Is this the right way to parent?
We got into trouble, sure. Shoplifting, swearing inappropriately (i.e., to an annoying kid’s mother) and throwing oranges at passing busses and cars. A driver once stopped after a glorious (for us) thud on his car and set out in pursuit of us vagrants. He found my friends and me in the garage and his stern face did the job. We got buckets of soapy water and marched behind him to sponge off the splattered orange. Busted. Now go home.
My three children, all under eight years of age, haven’t yet stooped to such antics. But they do get into trouble, and they get earfuls, repetitively enough that they’ve developed aversion mechanisms.
One is the art of wholehearted (and pleading) agreement:
“Of course, you’re totally right. That was wrong. I shouldn’t have done it,” my eldest daughter will tell us.
Another is the art of preemption:
My wife will say sternly to my five-year-old son, “Come here now!” He’ll enter the room saying, “I love you Mum!”

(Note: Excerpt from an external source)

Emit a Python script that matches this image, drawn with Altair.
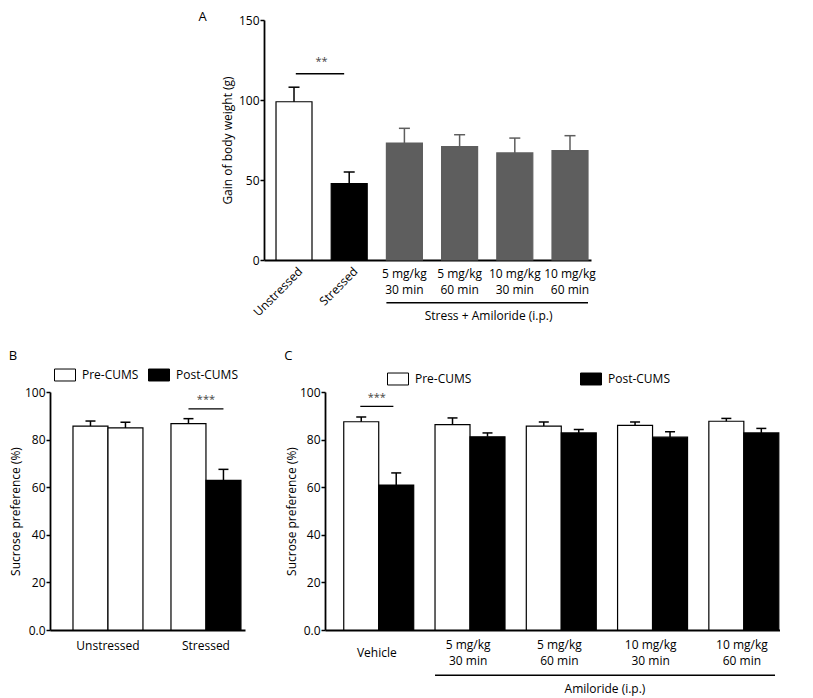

The third is the art of ignorance. Our littlest girl, who is nearly three, has mastered this art. Tell her off and she, aka The Rascal, breaks out into, well, song. “Give me freedom, Give me fire,” she sings as you look crossly at her for writing on the freshly painted walls. This is dumbfounding, to say the least. Our eldest daughter turns to look up at our what-do-we-do-now faces and says, “She is very naughty, but she sure is funny!”